===== Data section =====

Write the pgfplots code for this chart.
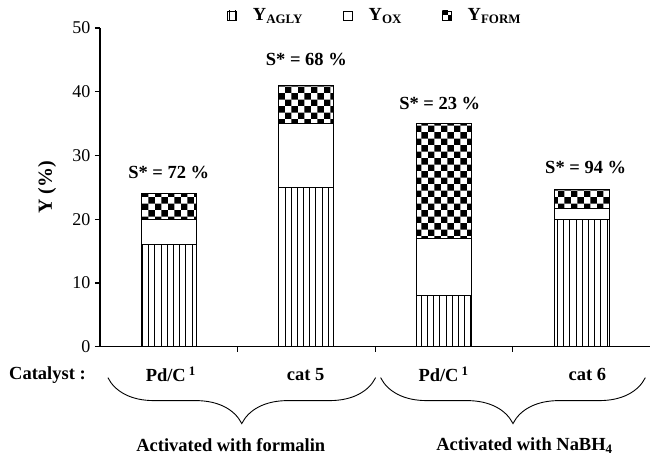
\documentclass[border=0pt]{standalone}
\usepackage{pgfplots}
\pgfplotsset{compat=1.18}
\usepackage{fontspec}
\setmainfont{Liberation Serif}
\usetikzlibrary{patterns,patterns.meta,decorations.pathreplacing}

\tikzdeclarepattern{
  name=bigchecker,
  type=uncolored,
  bounding box={(0,0) and (13bp,13bp)},
  tile size={(13bp,13bp)},
  code={\fill (0,0) rectangle (6.5bp,6.5bp); \fill (6.5bp,6.5bp) rectangle (13bp,13bp);}
}

\pgfplotstableread{
x agly ox form
0 16 4 4
1 25 10 6
2 8 9 18
3 20 1.7 2.9
}\datatab

\newcommand{\boldtxt}{\bfseries\fontsize{18.5bp}{22bp}\selectfont}

\begin{document}
\begin{tikzpicture}[font=\fontsize{18bp}{21bp}\selectfont]
\begin{axis}[
  scale only axis,
  width=551bp, height=319bp,
  xmin=-0.5, xmax=3.5, ymin=0, ymax=50,
  axis lines*=left,
  axis line style={line width=1.3bp},
  ybar stacked, bar width=0.4,
  ytick={0,10,20,30,40,50},
  xtick={0.5,1.5,2.5}, xticklabels={},
  tick align=outside, major tick length=5bp,
  tick style={line width=1.2bp, black},
  /pgf/number format/assume math mode=true,
  yticklabel style={font=\fontsize{18bp}{21bp}\selectfont, xshift=-1bp},
  ylabel={Y (\%)},
  ylabel style={at={(axis description cs:-0.096,0.5)}, anchor=center, font=\bfseries\fontsize{20bp}{24bp}\selectfont},
  clip=false,
  legend columns=3,
  legend style={draw=none, fill=none, at={(0.500,1.005)}, anchor=south,
    font=\bfseries\fontsize{18.5bp}{22bp}\selectfont,
    /tikz/every even column/.append style={column sep=38bp},
    /tikz/every odd column/.append style={column sep=14bp}},
  legend image code/.code={\draw[#1, line width=0.8bp] (0bp,-4.5bp) rectangle (9bp,4.5bp);},
]
\addplot[draw=black, line width=0.8bp, fill=white, postaction={pattern={Lines[angle=90,distance=6.2bp,line width=0.8bp]}}] table[x=x,y=agly]{\datatab};
\addlegendentry{Y\textsubscript{AGLY}}
\addplot[draw=black, line width=0.8bp, fill=white] table[x=x,y=ox]{\datatab};
\addlegendentry{Y\textsubscript{OX}}
\addplot[draw=black, line width=0.8bp, fill=white, postaction={pattern=bigchecker, pattern color=black}] table[x=x,y=form]{\datatab};
\addlegendentry{Y\textsubscript{FORM}}

\node[font=\boldtxt] at (axis cs:0,27.4) {S* = 72 \%};
\node[font=\boldtxt] at (axis cs:1,45) {S* = 68 \%};
\node[font=\boldtxt] at (axis cs:1.97,38.2) {S* = 23 \%};
\node[font=\boldtxt] at (axis cs:3.03,28.1) {S* = 94 \%};
\end{axis}
\begin{scope}[font=\boldtxt]
\node at (-52.5bp,-28bp) {Catalyst :};
\node at (71bp,-28bp) {Pd/C\,\textsuperscript{1}};
\node at (206bp,-28bp) {cat 5};
\node at (344bp,-28bp) {Pd/C\,\textsuperscript{1}};
\node at (488bp,-28bp) {cat 6};
\draw[decorate, decoration={brace, mirror, amplitude=46bp}, line width=0.9bp] (8bp,-31bp) -- (276bp,-31bp);
\draw[decorate, decoration={brace, mirror, amplitude=46bp}, line width=0.9bp] (281bp,-31bp) -- (546bp,-31bp);
\node at (131bp,-99bp) {Activated with formalin};
\node at (425bp,-99bp) {Activated with NaBH\textsubscript{4}};
\end{scope}
\path (-100bp,-109bp) rectangle (551bp,347bp);
\end{tikzpicture}
\end{document}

=====

Instructions to follow: Copy out all the data without changing anything, and drop the pictures.

Exercise solution:
Write the pgfplots code for this chart.
\documentclass[border=0pt]{standalone}
\usepackage{pgfplots}
\pgfplotsset{compat=1.18}
\usepackage{fontspec}
\setmainfont{Liberation Serif}
\usetikzlibrary{patterns,patterns.meta,decorations.pathreplacing}

\tikzdeclarepattern{
  name=bigchecker,
  type=uncolored,
  bounding box={(0,0) and (13bp,13bp)},
  tile size={(13bp,13bp)},
  code={\fill (0,0) rectangle (6.5bp,6.5bp); \fill (6.5bp,6.5bp) rectangle (13bp,13bp);}
}

\pgfplotstableread{
x agly ox form
0 16 4 4
1 25 10 6
2 8 9 18
3 20 1.7 2.9
}\datatab

\newcommand{\boldtxt}{\bfseries\fontsize{18.5bp}{22bp}\selectfont}

\begin{document}
\begin{tikzpicture}[font=\fontsize{18bp}{21bp}\selectfont]
\begin{axis}[
  scale only axis,
  width=551bp, height=319bp,
  xmin=-0.5, xmax=3.5, ymin=0, ymax=50,
  axis lines*=left,
  axis line style={line width=1.3bp},
  ybar stacked, bar width=0.4,
  ytick={0,10,20,30,40,50},
  xtick={0.5,1.5,2.5}, xticklabels={},
  tick align=outside, major tick length=5bp,
  tick style={line width=1.2bp, black},
  /pgf/number format/assume math mode=true,
  yticklabel style={font=\fontsize{18bp}{21bp}\selectfont, xshift=-1bp},
  ylabel={Y (\%)},
  ylabel style={at={(axis description cs:-0.096,0.5)}, anchor=center, font=\bfseries\fontsize{20bp}{24bp}\selectfont},
  clip=false,
  legend columns=3,
  legend style={draw=none, fill=none, at={(0.500,1.005)}, anchor=south,
    font=\bfseries\fontsize{18.5bp}{22bp}\selectfont,
    /tikz/every even column/.append style={column sep=38bp},
    /tikz/every odd column/.append style={column sep=14bp}},
  legend image code/.code={\draw[#1, line width=0.8bp] (0bp,-4.5bp) rectangle (9bp,4.5bp);},
]
\addplot[draw=black, line width=0.8bp, fill=white, postaction={pattern={Lines[angle=90,distance=6.2bp,line width=0.8bp]}}] table[x=x,y=agly]{\datatab};
\addlegendentry{Y\textsubscript{AGLY}}
\addplot[draw=black, line width=0.8bp, fill=white] table[x=x,y=ox]{\datatab};
\addlegendentry{Y\textsubscript{OX}}
\addplot[draw=black, line width=0.8bp, fill=white, postaction={pattern=bigchecker, pattern color=black}] table[x=x,y=form]{\datatab};
\addlegendentry{Y\textsubscript{FORM}}

\node[font=\boldtxt] at (axis cs:0,27.4) {S* = 72 \%};
\node[font=\boldtxt] at (axis cs:1,45) {S* = 68 \%};
\node[font=\boldtxt] at (axis cs:1.97,38.2) {S* = 23 \%};
\node[font=\boldtxt] at (axis cs:3.03,28.1) {S* = 94 \%};
\end{axis}
\begin{scope}[font=\boldtxt]
\node at (-52.5bp,-28bp) {Catalyst :};
\node at (71bp,-28bp) {Pd/C\,\textsuperscript{1}};
\node at (206bp,-28bp) {cat 5};
\node at (344bp,-28bp) {Pd/C\,\textsuperscript{1}};
\node at (488bp,-28bp) {cat 6};
\draw[decorate, decoration={brace, mirror, amplitude=46bp}, line width=0.9bp] (8bp,-31bp) -- (276bp,-31bp);
\draw[decorate, decoration={brace, mirror, amplitude=46bp}, line width=0.9bp] (281bp,-31bp) -- (546bp,-31bp);
\node at (131bp,-99bp) {Activated with formalin};
\node at (425bp,-99bp) {Activated with NaBH\textsubscript{4}};
\end{scope}
\path (-100bp,-109bp) rectangle (551bp,347bp);
\end{tikzpicture}
\end{document}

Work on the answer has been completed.